Simha Arom: Time Organization in African Music

Simha Arom, prominent French expert on African music, is a researcher at the Centre National de Recherche Scientifique, Paris

ABSTRACT:
Time organization in Central African Music is based on a strictly periodic structure. The period is internally organized on two levels: by the pulse and by the minimal operational values. Rhythm consists in the imposition of cyclic figures with or without variations on an underlying period. The dominant rhythmic feature in Central Africa is a contrametric relationship to the pulse, which creates an antagonism between the rhythmical events and their metrical framework. Polyrhythmic music results from the interaction of two or more superposed rhythmic figures, which may vary in dimensions but have periods standing in simple ratios, and its dominant feature is the interweaving of accents, tone colors and/or attacks of the simultaneously performed figures.

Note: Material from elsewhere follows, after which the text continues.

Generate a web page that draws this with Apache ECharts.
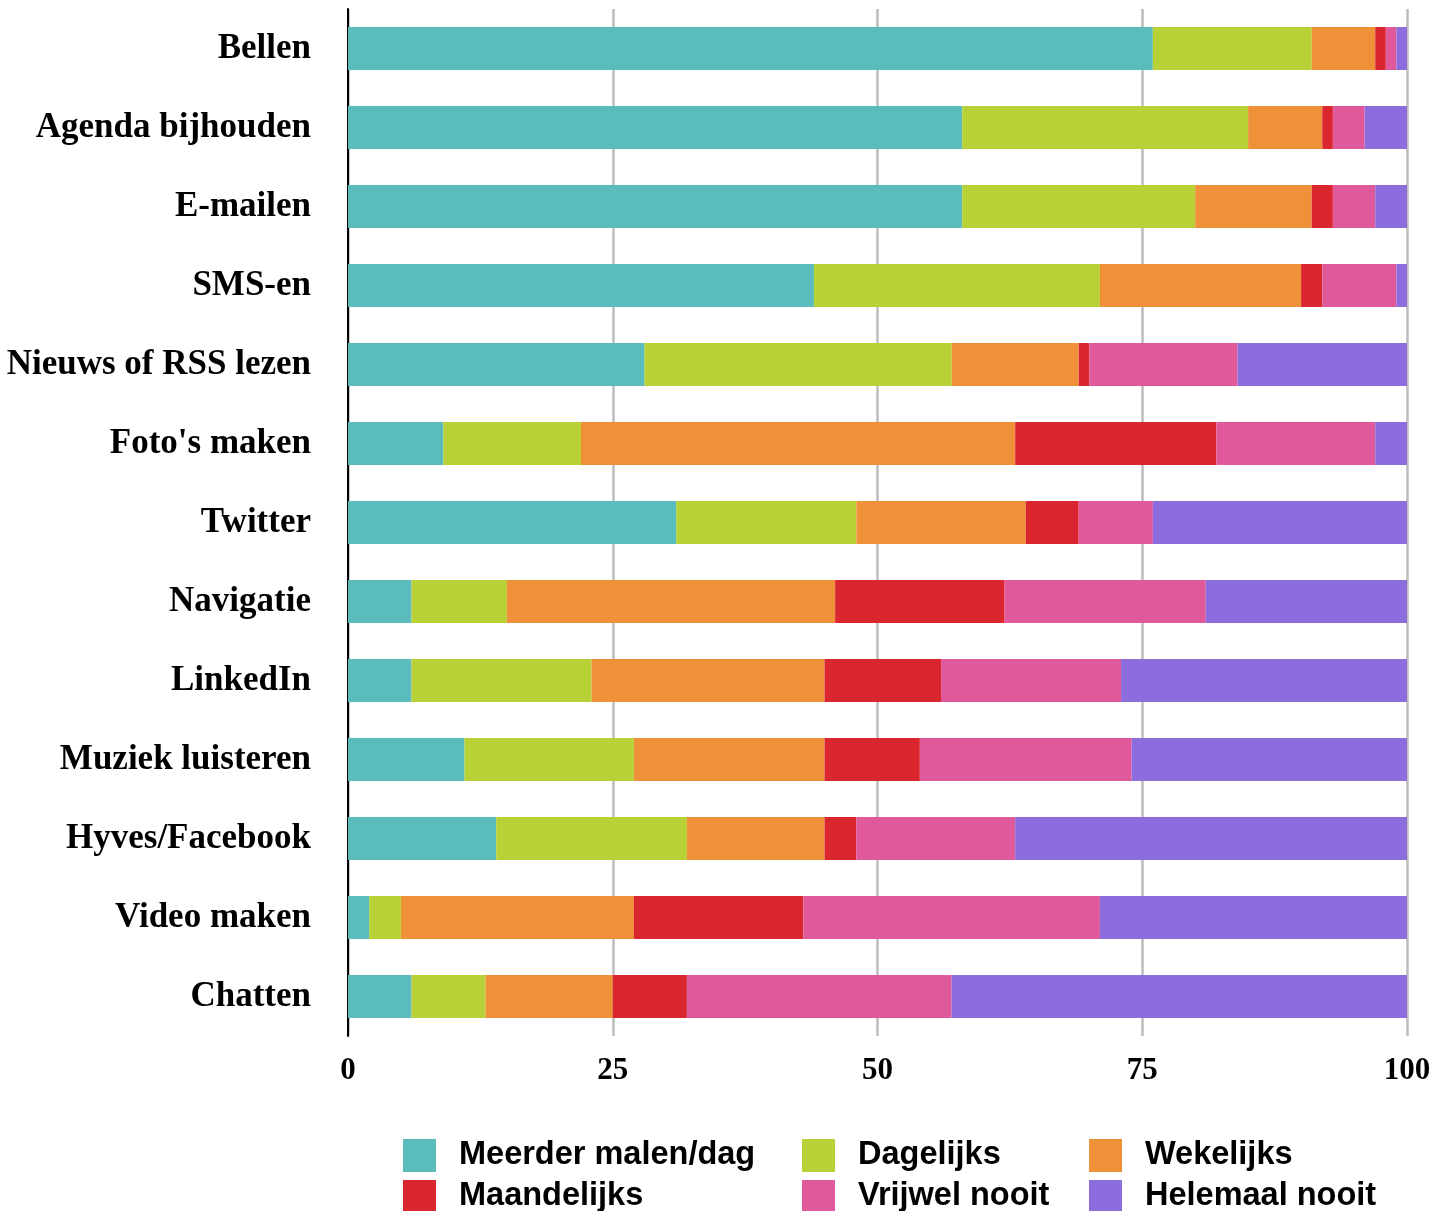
<!DOCTYPE html>
<html>
<head>
<meta charset="utf-8">
<script src="https://cdn.jsdelivr.net/npm/echarts@6/dist/echarts.min.js"></script>
<style>
  html, body { margin: 0; padding: 0; background: #ffffff; }
  #chart { width: 1446px; height: 1211px; }
</style>
</head>
<body>
<div id="chart"></div>
<script>
// Smartphone usage frequency per activity (percent of respondents)
const categories = [
  'Bellen', 'Agenda bijhouden', 'E-mailen', 'SMS-en', 'Nieuws of RSS lezen',
  "Foto's maken", 'Twitter', 'Navigatie', 'LinkedIn', 'Muziek luisteren',
  'Hyves/Facebook', 'Video maken', 'Chatten'
];
const seriesNames = [
  'Meerder malen/dag', 'Dagelijks', 'Wekelijks',
  'Maandelijks', 'Vrijwel nooit', 'Helemaal nooit'
];
const meerderMalenPerDag = [76, 58, 58, 44, 28, 9, 31, 6, 6, 11, 14, 2, 6];
const dagelijks          = [15, 27, 22, 27, 29, 13, 17, 9, 17, 16, 18, 3, 7];
const wekelijks          = [6, 7, 11, 19, 12, 41, 16, 31, 22, 18, 13, 22, 12];
const maandelijks        = [1, 1, 2, 2, 1, 19, 5, 16, 11, 9, 3, 16, 7];
const vrijwelNooit       = [1, 3, 4, 7, 14, 15, 7, 19, 17, 20, 15, 28, 25];
const helemaalNooit      = [1, 4, 3, 1, 16, 3, 24, 19, 27, 26, 37, 29, 43];
const xTicks = [0, 25, 50, 75, 100];

const seriesValues = [meerderMalenPerDag, dagelijks, wekelijks, maandelijks, vrijwelNooit, helemaalNooit];
const colors = ['#5bbcbc', '#b8d136', '#ee9139', '#da262e', '#e0599b', '#8d6cde'];

const serifFont = '"Liberation Serif", "DejaVu Serif", serif';
const sansFont = '"Liberation Sans", Arial, sans-serif';

// Three legend columns, two entries each
const legendBase = {
  orient: 'vertical',
  top: 1139,
  height: 100,
  itemWidth: 33,
  itemHeight: 33,
  itemGap: 8,
  icon: 'rect',
  padding: 0,
  textStyle: { fontFamily: sansFont, fontWeight: 'bold', fontSize: 32.5, color: '#000', padding: [2, 0, 0, 18] }
};

const chart = echarts.init(document.getElementById('chart'), null, { renderer: 'canvas' });
chart.setOption({
  animation: false,
  backgroundColor: '#ffffff',
  color: colors,
  grid: { left: 348, right: 39, top: 9, height: 1027, containLabel: false },
  legend: [
    Object.assign({}, legendBase, { left: 403, data: [seriesNames[0], seriesNames[3]] }),
    Object.assign({}, legendBase, { left: 802, data: [seriesNames[1], seriesNames[4]] }),
    Object.assign({}, legendBase, { left: 1089, data: [seriesNames[2], seriesNames[5]] })
  ],
  xAxis: {
    type: 'value',
    min: xTicks[0],
    max: xTicks[xTicks.length - 1],
    interval: 25,
    axisLine: { show: false },
    axisTick: { show: false },
    splitLine: { show: true, lineStyle: { color: '#bdbdbd', width: 2.5 } },
    axisLabel: {
      margin: 19,
      fontFamily: serifFont, fontWeight: 'bold', fontSize: 31, color: '#000',
      formatter: v => xTicks.includes(v) ? String(v) : ''
    }
  },
  yAxis: {
    type: 'category',
    data: categories,
    inverse: true,
    axisLine: { show: true, lineStyle: { color: '#000', width: 2 } },
    axisTick: { show: false },
    axisLabel: {
      margin: 37,
      padding: [6, 0, 0, 0],
      fontFamily: serifFont, fontWeight: 'bold', fontSize: 35, color: '#000'
    }
  },
  series: seriesNames.map((name, i) => ({
    name,
    type: 'bar',
    stack: 'total',
    barWidth: 43,
    data: seriesValues[i],
    itemStyle: { color: colors[i] },
    emphasis: { disabled: true }
  }))
});
</script>
</body>
</html>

This gives rise to a conflict between rhythm and rhythm, which is coupled with the antagonism between rhythm and meter characterizing each individual figure. Many of the phenomena described in this paper are current over a much wider area of sub-Saharan Africa.

About Simha Arom:
Professor Arom is most widely known for a prize-winning series of recordings of the musics of the Aka pygmies and other Central African groups made in the 1960s to the 1980s, which have exerted a lasting influence on musicians as diverse and prominent as Madonna, jazz pianist Herbie Hancock, and contemporary composers Gyorgy Ligeti and Steve Reich. Mr. Arom’s landmark book African Polyphony and Polyrhythm, published in French (1986) and English (1991), is an undisputed classic in the field of musical ethnography, and was awarded the prestigious ASCAP Deems Taylor Award in 1992. Arom received the Silver Medal of the C.N.R.S. in 1984 for his deve¬lopment of methods of analysis of traditional, unwritten polyphonic music. With his book, and in general as a researcher, thinker and writer about music, Mr. Arom’s work has touched generations of students.